Run up the pitch in the final match’s final seconds and become a headline, a pub quiz question, a hero in Cumbria.

“I’m not sure if I’m a great spiritual believer,” says Glass.

“I don’t know if I believe in fate. I do tend to believe that what you reap, you sow.

“To come up to Carlisle in the first place and show willing, show desire and passion, regardless of what could have happened... I think football or the universe or whatever rewarded me.

“I said this in the documentary: it’s not my goal, it’s football’s goal. It’s there for everyone to enjoy. It’s wonderful to be associated with it. It is amazing. But football’s amazing.”

Glass says it’s rare for a day to pass without someone mentioning the goal. People ask him to send video messages to loved ones. He has just recorded one for a groom-to-be in America.

At Bournemouth his duties include talking to fans before home matches. “Half the people want to ask me about the goal I scored for Carlisle rather than anything to do with Bournemouth.

“Bournemouth represents what can happen, what you can achieve.

“There’s no reason why Carlisle can’t reclaim some former glories and move themselves up the league.”

Glass is married to Louise. They have 17-year-old twins, Jack and Ella.

His life is busy, and much has happened since 1999. But the world knows him only for one distant afternoon.

That’s fine by Glass, who insists he never tires of talking about something which creates so much happiness.

He has no plans to mark today’s anniversary. It would be a shame if he didn’t pause to remember, to reflect on how his life has changed... and how it hasn’t.

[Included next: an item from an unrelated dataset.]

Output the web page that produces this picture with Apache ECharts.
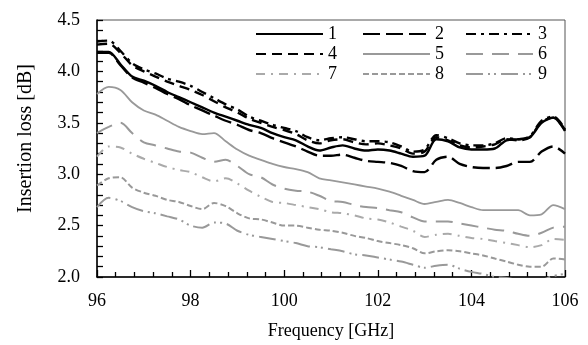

“Last weekend I played a charity game at Poole Town with Darren Anderton and Paul Walsh,” he says.

“We lost 8-3. Don’t blame me for the eight goals - I played up front.”

Did he score?

“Yeah, I scored one. James Hayter went through and lobbed the keeper. Everyone stopped and watched it. I followed it in, it hit the bar, and I put it in from three yards... my favourite distance.”

Does it still feel natural, scoring goals? Glass laughs. “Mentally, yes. Physically, I’m like a ship turning.”

He doubts that the 20th anniversary will put any kind of lid on the world’s fascination with his best-known goal.

“People are still talking about Ronnie Radford’s goal [for Hereford against Newcastle in 1972]. While Carlisle have fans who are young enough to remember me, they’ll talk about it.

“They’re very passionate about their club. They’ve had a lot more downs than ups in recent years.

“But the thing is, there’s always hope. That’s the beautiful thing about football - the possibility of what could be.”